Poner y quitar golpistas

No sé qué va a pasar en España. Eso no es lo importante. La experiencia en el negocio demuestra que son muy pocas las veces que te pagan por adivinar qué va a pasar: lo que tiene valor es encontrar la mejor forma de relatar lo que ya ha pasado.

Ayer la portavoz del Gobierno se valió de la sala de prensa de la Moncloa para proclamar, de viva voz, la condición de golpista de un expresidente de la Nación. Si esta designación airada acabará negro sobre blanco en el BOE es un futurible y éstos, insisto, no se pagan bien. Pero la apropiación de los recursos públicos para amplificar la difusión de soflamas partidistas sí es relevante. No porque nadie espere ya neutralidad de Isabel Rodríguez, amonestada por la Junta Electoral, ni de ningún miembro del Ejecutivo, sino porque llamar golpista a alguien supone atribuirle delitos serios -al menos, para los que no estamos dispuestos a conceder amnistías que los borren- y es preocupante que el Gobierno se erija en juez sin poner en conocimiento de los tribunales estas graves acusaciones.
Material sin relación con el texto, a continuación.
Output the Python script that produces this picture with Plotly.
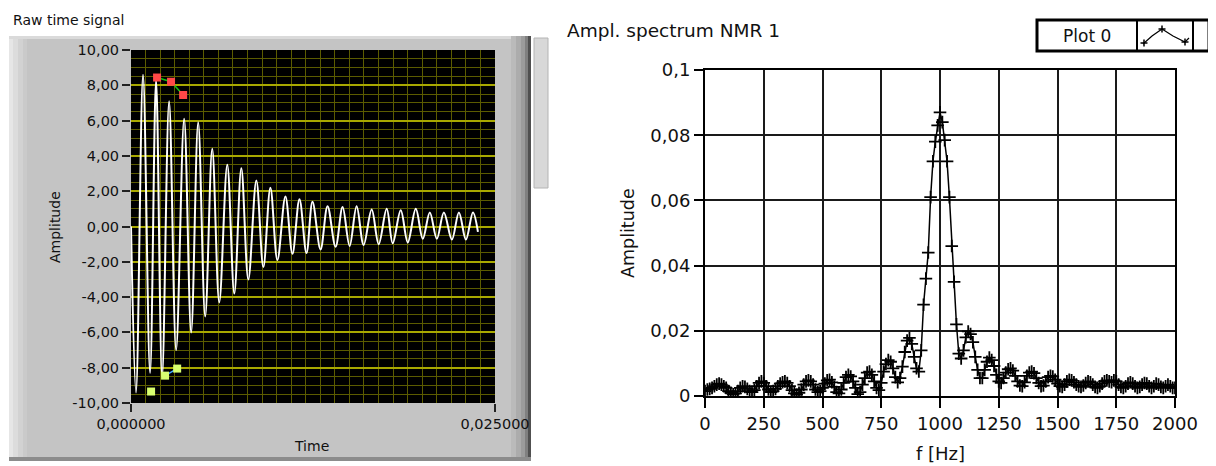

Evidentemente, esto sólo prueba que las declaraciones de la portavoz no son más que consignas socialistas ilegalmente perpetradas y difundidas por cuentas oficiales, pero las consecuencias son serias. ¿Puede un Gobierno que detecta arbitrariamente a golpistas actuar ante un golpe de Estado de verdad? Es una pregunta pertinente que debería saldarse con la dimisión de Rodríguez. De lo contrario, España habría admitido que el Gobierno puede calificar como delincuentes a los ciudadanos manifiesten opiniones contrarias a su gestión. Eso es lo que ya ha ocurrido y hay pruebas para incrédulos en sentido contrario: si Sánchez puede elegir con 176 diputados que el prófugo Puigdemont no es culpable de sus delitos, ¿por qué no va a poder imputárselos a ciudadanos inocentes a capricho? De eso va esta mal llamada amnistía: de sustituir la legitimidad del poder judicial por la voluntad del PSOE y, de paso, asestar una dosis de amnesia a la sociedad española.

A favor de la reanimación civil de los españoles se manifestó José María Aznar en una intervención perfectamente digna de un expresidente de una democracia constitucional a la que hoy amenazan con someterla a un cambio de régimen. Apelando, además al marco de “la contienda democrática y de la afirmación del Estado de Derecho”, algo que obvian quienes le reprochan su llamada a la contestación cívica. Una lista de interesados a la que se ha afanado a sumarse Oriol Junqueras en un ejercicio revelador: ya no es el Gobierno quien copia los mantras al secesionismo, sino al revés. Que sea Junqueras, condenado por sedición, quien tenga que enardecer su retórica ultramontana para que el Gobierno de España no le adelante en fanatismo da la medida de la desgracia que supone para la democracia española que Sánchez vuelva a ser presidente.

Quién sabe lo que va a pasar. Lo que ya ha pasado es que Junqueras ya habla como Sánchez y si comparten argumentario bien podrían compartir también Consejo de Ministros. No están alejados de la aspiración de hacer de su objetivo último, que es hacer de los españoles un pueblo irreconciliable, pues es el empecinamiento probado en convivir entre distintos, bajo una Constitución que nos iguala en derechos, lo que puede frustrar su plan. Claro que depende de nosotros.